The latest sequel to the George Floyd/Black Lives Matter debacle comes to you live from snow-white Minnesota with a cast of lily-white performers.  Noticeable differences include the absence of burned down neighborhoods and the twist in the plot that includes the cop in this case actually getting it wrong.

Bottom line on the ICE Shooting, if the agent could have gotten out of the way, he should have gotten out of the way.

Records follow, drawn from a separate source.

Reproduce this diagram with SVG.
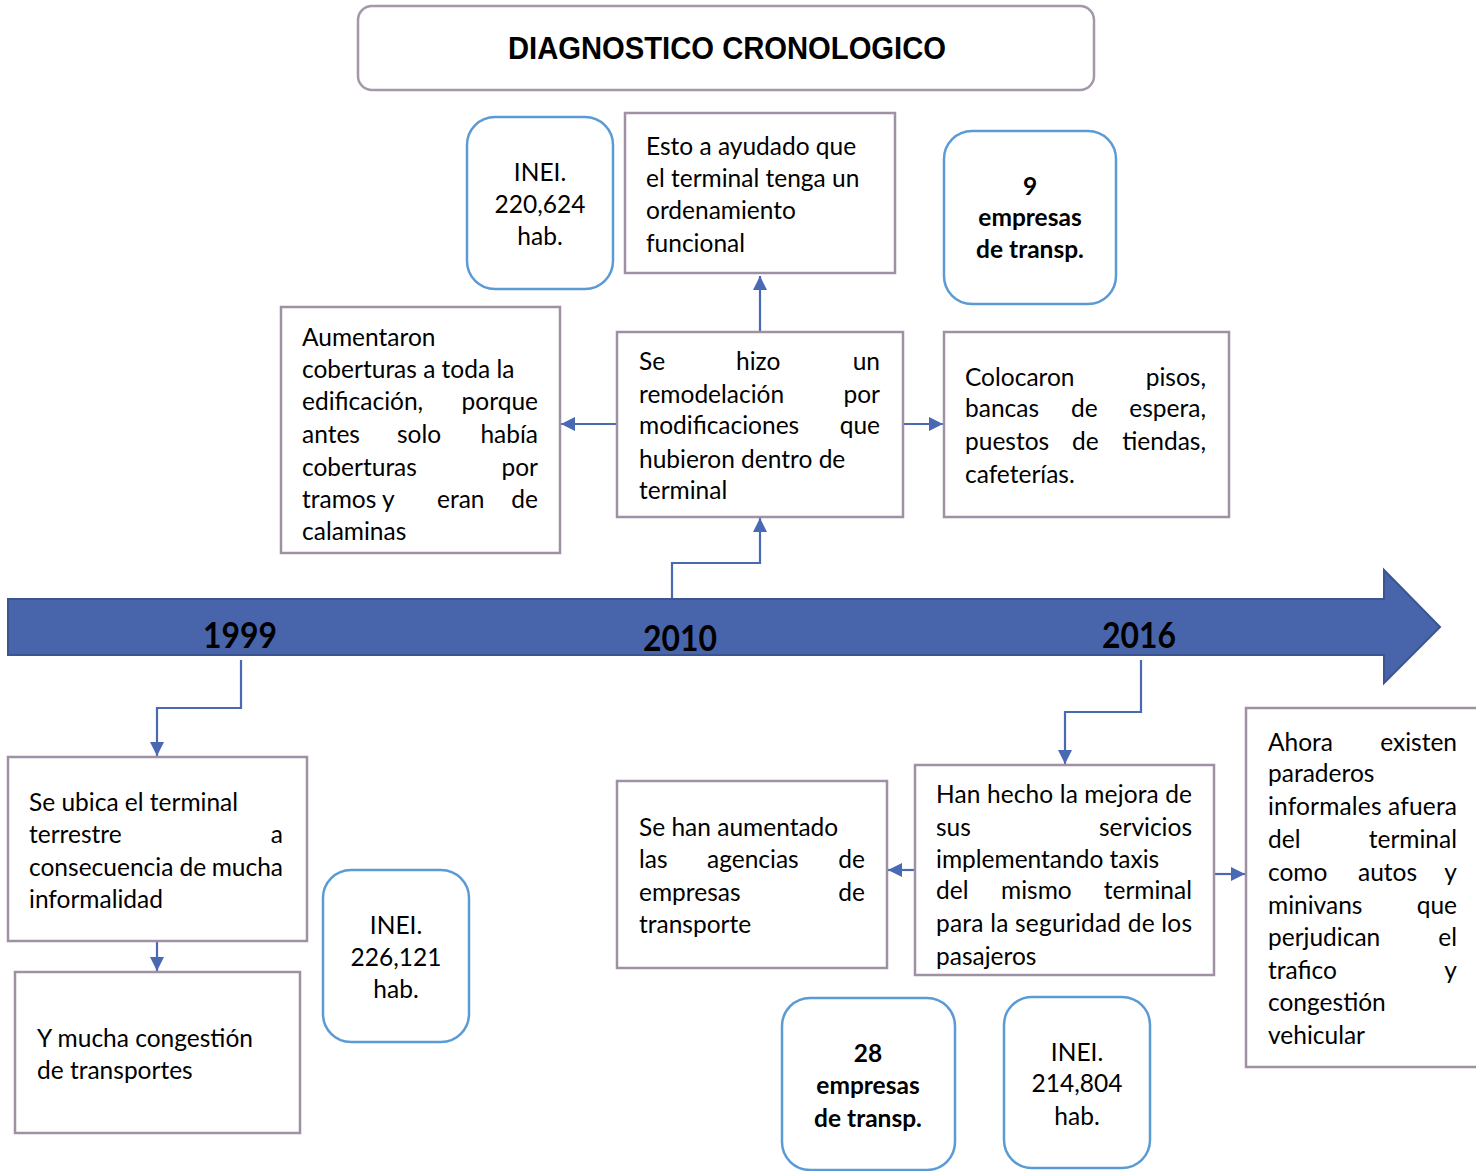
<svg xmlns="http://www.w3.org/2000/svg" width="1476" height="1171" viewBox="0 0 1476 1171">
  <style>
    .t { font-family: Lato, "Open Sans", "Liberation Sans", sans-serif; font-size: 24.5px; fill: #000; }
    .b { font-weight: bold; }
    .c { text-anchor: middle; }
    .r { text-anchor: end; }
    .box { fill: #fff; stroke: #9e91a3; stroke-width: 2.5; }
    .pill { fill: #fff; stroke: #5b9bd5; stroke-width: 2.5; }
    .link { fill: none; stroke: #4a69b3; stroke-width: 2.2; marker-end: url(#head); }
    .year { font-family: Lato, "Open Sans", "Liberation Sans", sans-serif; font-weight: bold; font-size: 36px; fill: #000; text-anchor: middle; }
  </style>
  <defs>
    <marker id="head" viewBox="0 0 10 10" refX="10" refY="5" markerUnits="userSpaceOnUse" markerWidth="15" markerHeight="14" orient="auto">
      <path d="M0,0 L10,5 L0,10 z" fill="#4a69b3"/>
    </marker>
  </defs>
  <rect width="1476" height="1171" fill="#fff"/>

  <!-- title -->
  <g id="title">
    <rect x="358" y="6" width="736" height="84" rx="14" fill="#fff" stroke="#a397a8" stroke-width="2.5"/>
    <text x="727" y="59" font-family="'Liberation Sans', Arial, sans-serif" font-weight="bold" font-size="31" text-anchor="middle" textLength="438" lengthAdjust="spacingAndGlyphs">DIAGNOSTICO CRONOLOGICO</text>
  </g>

  <!-- timeline arrow -->
  <g id="timeline">
    <path d="M8,599 H1384 V570 L1440,627 L1384,683 V655 H8 Z" fill="#4865ac" stroke="#3b5592" stroke-width="2"/>
    <text class="year" x="240" y="648" textLength="74" lengthAdjust="spacingAndGlyphs">1999</text>
    <text class="year" x="680" y="651" textLength="74" lengthAdjust="spacingAndGlyphs">2010</text>
    <text class="year" x="1139" y="648" textLength="74" lengthAdjust="spacingAndGlyphs">2016</text>
  </g>

  <!-- connectors -->
  <g id="connectors">
    <path class="link" d="M672,598 V563 H760 V518"/>
    <path class="link" d="M760,332 V276"/>
    <path class="link" d="M617,424 H561"/>
    <path class="link" d="M903,424 H943"/>
    <path class="link" d="M241,660 V708 H157 V756"/>
    <path class="link" d="M157,941 V971"/>
    <path class="link" d="M1141,660 V712 H1065 V764"/>
    <path class="link" d="M915,870 H888"/>
    <path class="link" d="M1214,874 H1245"/>
  </g>

  <!-- 2010 branch -->
  <g id="inei-2010">
    <rect class="pill" x="467" y="117" width="146" height="172" rx="28"/>
    <text class="t c" x="540" y="181">INEI.</text>
    <text class="t c" x="540" y="213">220,624</text>
    <text class="t c" x="540" y="245">hab.</text>
  </g>

  <g id="ordenamiento">
    <rect class="box" x="625" y="113" width="270" height="160"/>
    <text class="t" x="646" y="155">Esto a ayudado que</text>
    <text class="t" x="646" y="187">el terminal tenga un</text>
    <text class="t" x="646" y="219">ordenamiento</text>
    <text class="t" x="646" y="252">funcional</text>
  </g>

  <g id="empresas-2010">
    <rect class="pill" x="944" y="131" width="172" height="173" rx="28"/>
    <text class="t b c" x="1030" y="195">9</text>
    <text class="t b c" x="1030" y="226">empresas</text>
    <text class="t b c" x="1030" y="258">de transp.</text>
  </g>

  <g id="coberturas">
    <rect class="box" x="281" y="307" width="279" height="246"/>
    <text class="t" x="302" y="346">Aumentaron</text>
    <text class="t" x="302" y="378">coberturas a toda la</text>
    <text class="t" x="302" y="410">edificación,</text>
    <text class="t r" x="538" y="410">porque</text>
    <text class="t" x="302" y="443">antes</text>
    <text class="t" x="397" y="443">solo</text>
    <text class="t r" x="538" y="443">había</text>
    <text class="t" x="302" y="476">coberturas</text>
    <text class="t r" x="538" y="476">por</text>
    <text class="t" x="302" y="508">tramos y</text>
    <text class="t" x="437" y="508">eran</text>
    <text class="t r" x="538" y="508">de</text>
    <text class="t" x="302" y="540">calaminas</text>
  </g>

  <g id="remodelacion">
    <rect class="box" x="617" y="332" width="286" height="185"/>
    <text class="t" x="639" y="370">Se</text>
    <text class="t" x="736" y="370">hizo</text>
    <text class="t r" x="880" y="370">un</text>
    <text class="t" x="639" y="403">remodelación</text>
    <text class="t r" x="880" y="403">por</text>
    <text class="t" x="639" y="434">modificaciones</text>
    <text class="t r" x="880" y="434">que</text>
    <text class="t" x="639" y="468">hubieron dentro de</text>
    <text class="t" x="639" y="499">terminal</text>
  </g>

  <g id="pisos">
    <rect class="box" x="944" y="332" width="285" height="185"/>
    <text class="t" x="965" y="386">Colocaron</text>
    <text class="t r" x="1206" y="386">pisos,</text>
    <text class="t" x="965" y="417">bancas</text>
    <text class="t" x="1071" y="417">de</text>
    <text class="t r" x="1206" y="417">espera,</text>
    <text class="t" x="965" y="450">puestos</text>
    <text class="t" x="1072" y="450">de</text>
    <text class="t r" x="1206" y="450">tiendas,</text>
    <text class="t" x="965" y="483">cafeterías.</text>
  </g>

  <!-- 1999 branch -->
  <g id="ubicacion">
    <rect class="box" x="8" y="757" width="299" height="184"/>
    <text class="t" x="29" y="811">Se ubica el terminal</text>
    <text class="t" x="29" y="843">terrestre</text>
    <text class="t r" x="283" y="843">a</text>
    <text class="t" x="29" y="876">consecuencia de</text>
    <text class="t r" x="283" y="876">mucha</text>
    <text class="t" x="29" y="908">informalidad</text>
  </g>

  <g id="congestion">
    <rect class="box" x="15" y="972" width="285" height="161"/>
    <text class="t" x="37" y="1047">Y mucha congestión</text>
    <text class="t" x="37" y="1079">de transportes</text>
  </g>

  <g id="inei-1999">
    <rect class="pill" x="323" y="870" width="146" height="172" rx="28"/>
    <text class="t c" x="396" y="934">INEI.</text>
    <text class="t c" x="396" y="966">226,121</text>
    <text class="t c" x="396" y="998">hab.</text>
  </g>

  <!-- 2016 branch -->
  <g id="agencias">
    <rect class="box" x="617" y="781" width="270" height="187"/>
    <text class="t" x="639" y="836">Se han aumentado</text>
    <text class="t" x="639" y="868">las</text>
    <text class="t" x="707" y="868">agencias</text>
    <text class="t r" x="865" y="868">de</text>
    <text class="t" x="639" y="901">empresas</text>
    <text class="t r" x="865" y="901">de</text>
    <text class="t" x="639" y="933">transporte</text>
  </g>

  <g id="servicios">
    <rect class="box" x="915" y="765" width="299" height="210"/>
    <text class="t" x="936" y="803" textLength="256" lengthAdjust="spacing">Han hecho la mejora de</text>
    <text class="t" x="936" y="836">sus</text>
    <text class="t r" x="1192" y="836">servicios</text>
    <text class="t" x="936" y="868">implementando taxis</text>
    <text class="t" x="936" y="899">del</text>
    <text class="t" x="1001" y="899">mismo</text>
    <text class="t r" x="1192" y="899">terminal</text>
    <text class="t" x="936" y="932" textLength="256" lengthAdjust="spacing">para la seguridad de los</text>
    <text class="t" x="936" y="965">pasajeros</text>
  </g>

  <g id="paraderos">
    <rect class="box" x="1246" y="708" width="240" height="359"/>
    <text class="t" x="1268" y="751">Ahora</text>
    <text class="t r" x="1457" y="751">existen</text>
    <text class="t" x="1268" y="782">paraderos</text>
    <text class="t" x="1268" y="815" textLength="189" lengthAdjust="spacing">informales afuera</text>
    <text class="t" x="1268" y="848">del</text>
    <text class="t r" x="1457" y="848">terminal</text>
    <text class="t" x="1268" y="881">como</text>
    <text class="t" x="1358" y="881">autos</text>
    <text class="t r" x="1457" y="881">y</text>
    <text class="t" x="1268" y="914">minivans</text>
    <text class="t r" x="1457" y="914">que</text>
    <text class="t" x="1268" y="946">perjudican</text>
    <text class="t r" x="1457" y="946">el</text>
    <text class="t" x="1268" y="979">trafico</text>
    <text class="t r" x="1457" y="979">y</text>
    <text class="t" x="1268" y="1011">congestión</text>
    <text class="t" x="1268" y="1044">vehicular</text>
  </g>

  <g id="empresas-2016">
    <rect class="pill" x="782" y="998" width="173" height="172" rx="28"/>
    <text class="t b c" x="868" y="1062">28</text>
    <text class="t b c" x="868" y="1094">empresas</text>
    <text class="t b c" x="868" y="1127">de transp.</text>
  </g>

  <g id="inei-2016">
    <rect class="pill" x="1004" y="997" width="146" height="171" rx="28"/>
    <text class="t c" x="1077" y="1061">INEI.</text>
    <text class="t c" x="1077" y="1092">214,804</text>
    <text class="t c" x="1077" y="1125">hab.</text>
  </g>
</svg>
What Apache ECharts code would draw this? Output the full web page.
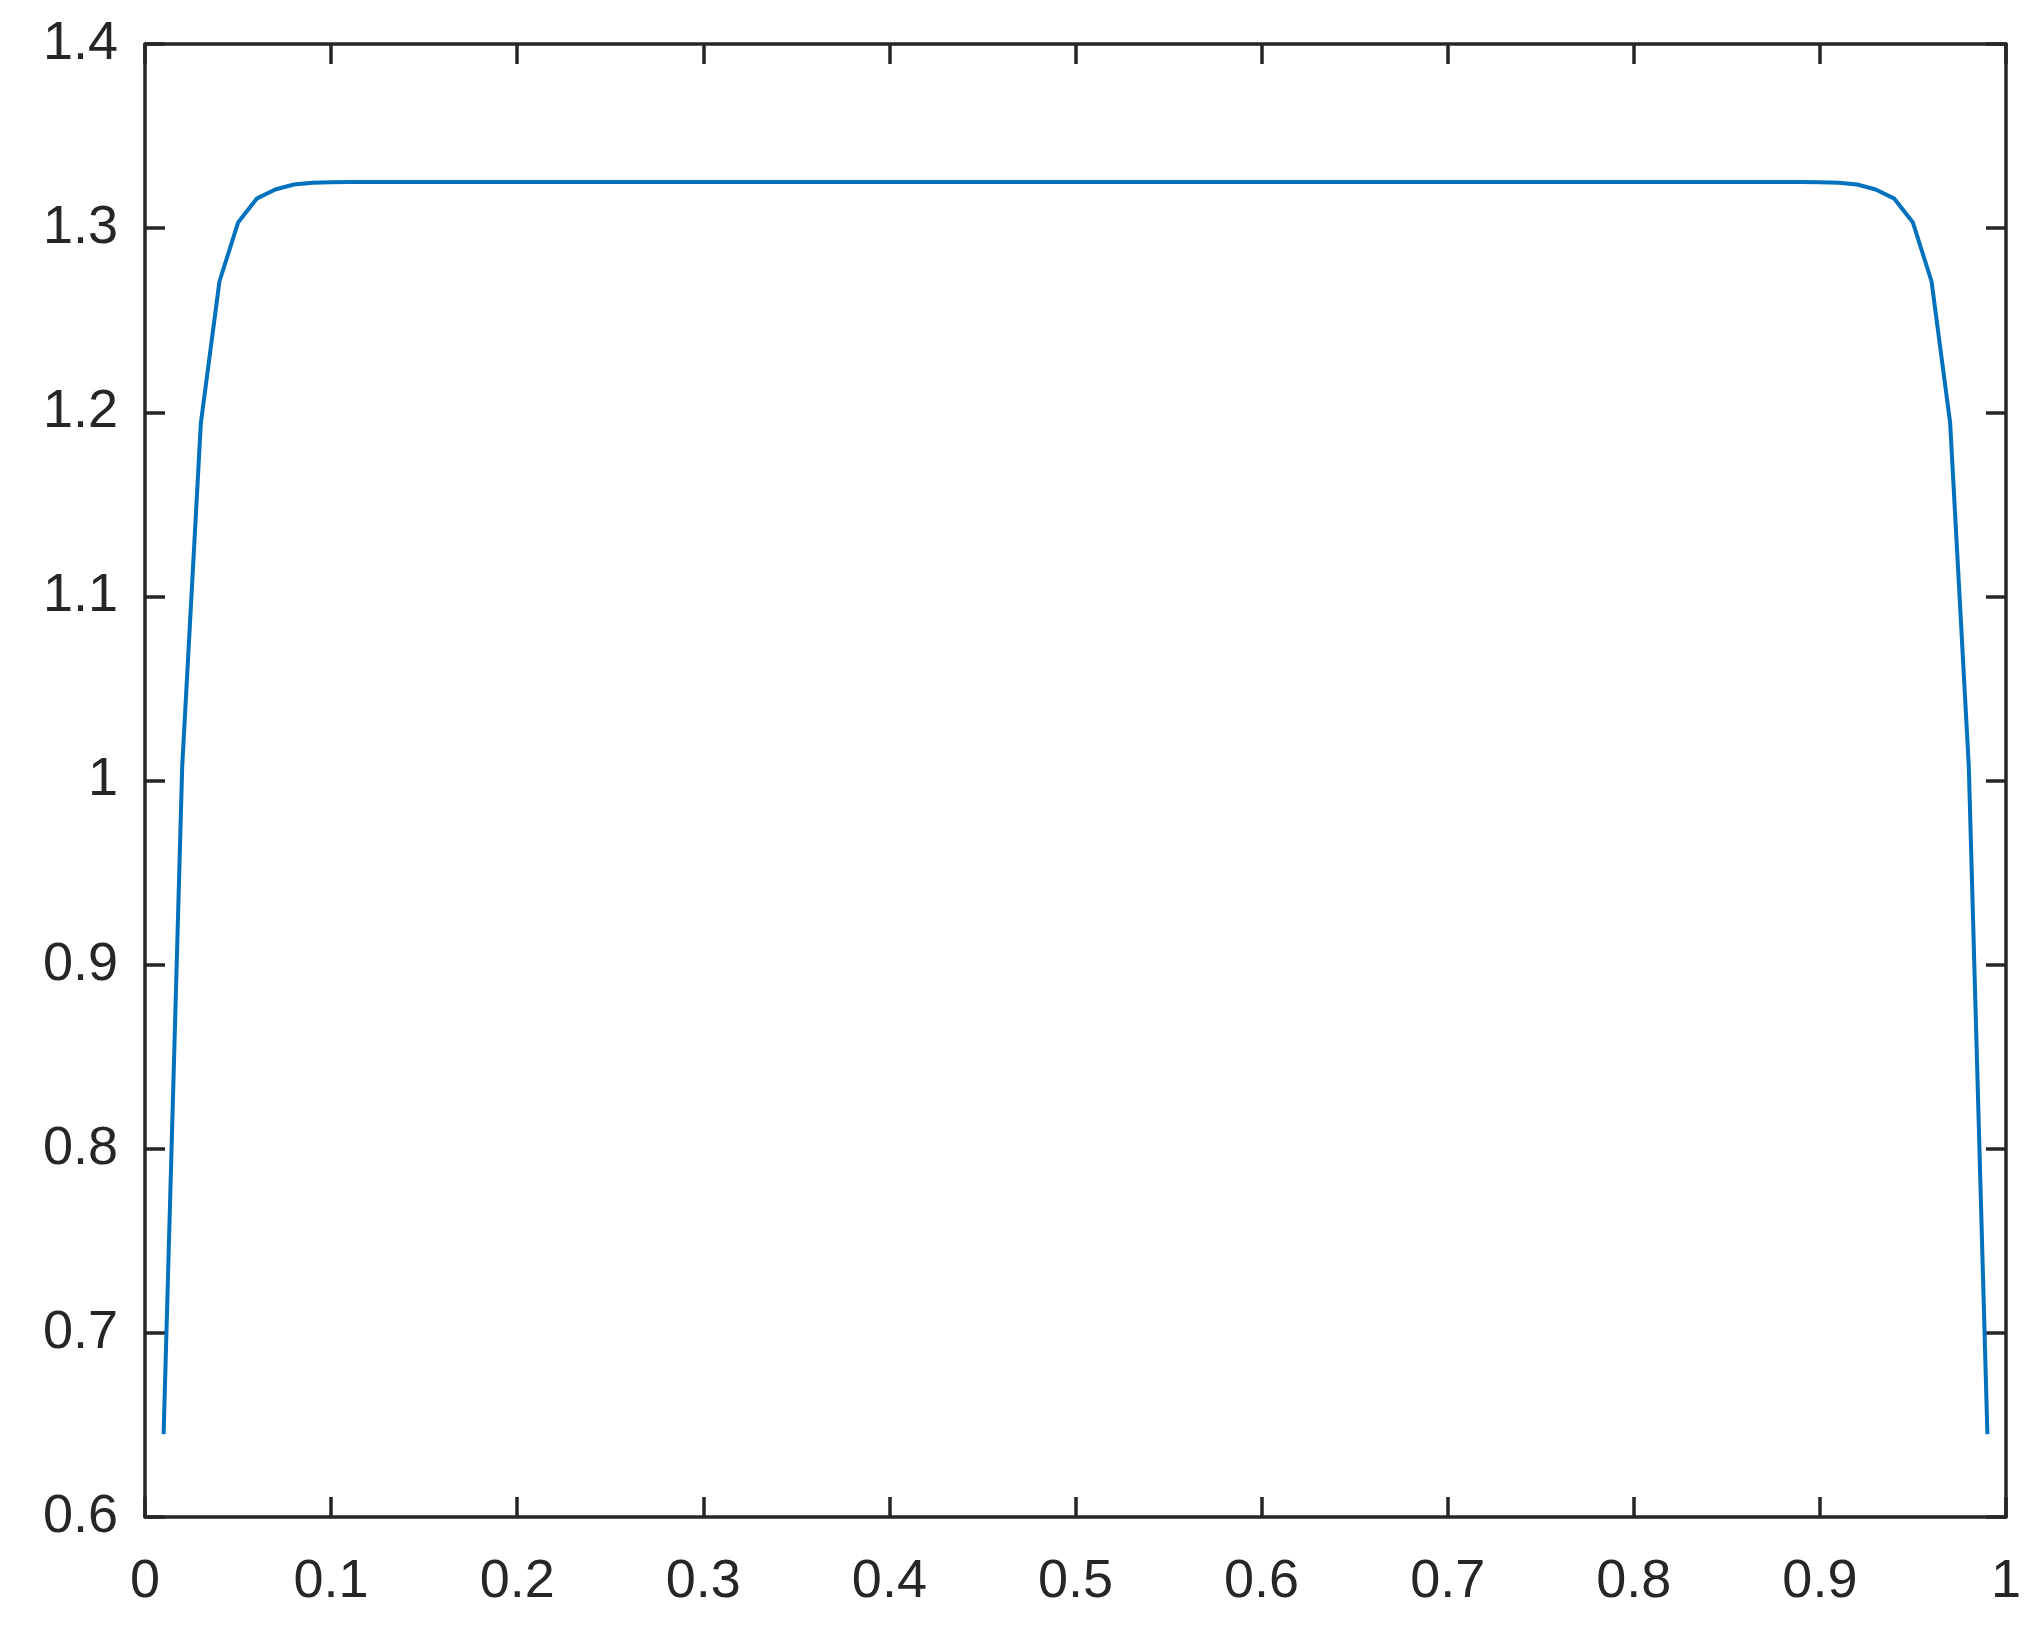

In reality he was able to get out of the way because he did get out of the way, uninjured, so again, clearly his life was not in danger, he simply had to step aside, which he did while firing his weapon.  Had he simply let her go, at most, charges would have been violations or at a stretch, low level misdemeanors.  Instead she is dead.  Not obeying a lawful order to stop, or to get out of the car, or whatever, is not license to use deadly force.

The shoot was bad.

The hoopla of course, has much to do with the built-up frustration, and hostility as America repeatedly witnesses angry-middle-class housewives turn into urban-warriorettes, pretending to be righteously indignant in order to be the center of attention in their wine-club.  Virtue signaling from the rare-air of the upper-middle class mommies looking for something to do makes them Tic-Tok and X celebrities, validated from the comfort of their SUV’s.

While they may be easy to hate, that doesn’t sign their death warrant.

And here is the most troubling part.  We are all so over-loaded with the barrage of stories coming from the news-cycle; we tend to forget over time what has happened.  In eight weeks or so, this episode will be a distant memory, covered over with whatever the next story will be and in some small by-line buried in the newspapers or perhaps not even mentioned in the larger media machine, the family of the dead woman in Minnesota will be paid an undisclosed sum of money and no admissions of wrong-doing will be forthcoming and with that, we’re off to the next stop for our outrage machine to become re-engaged.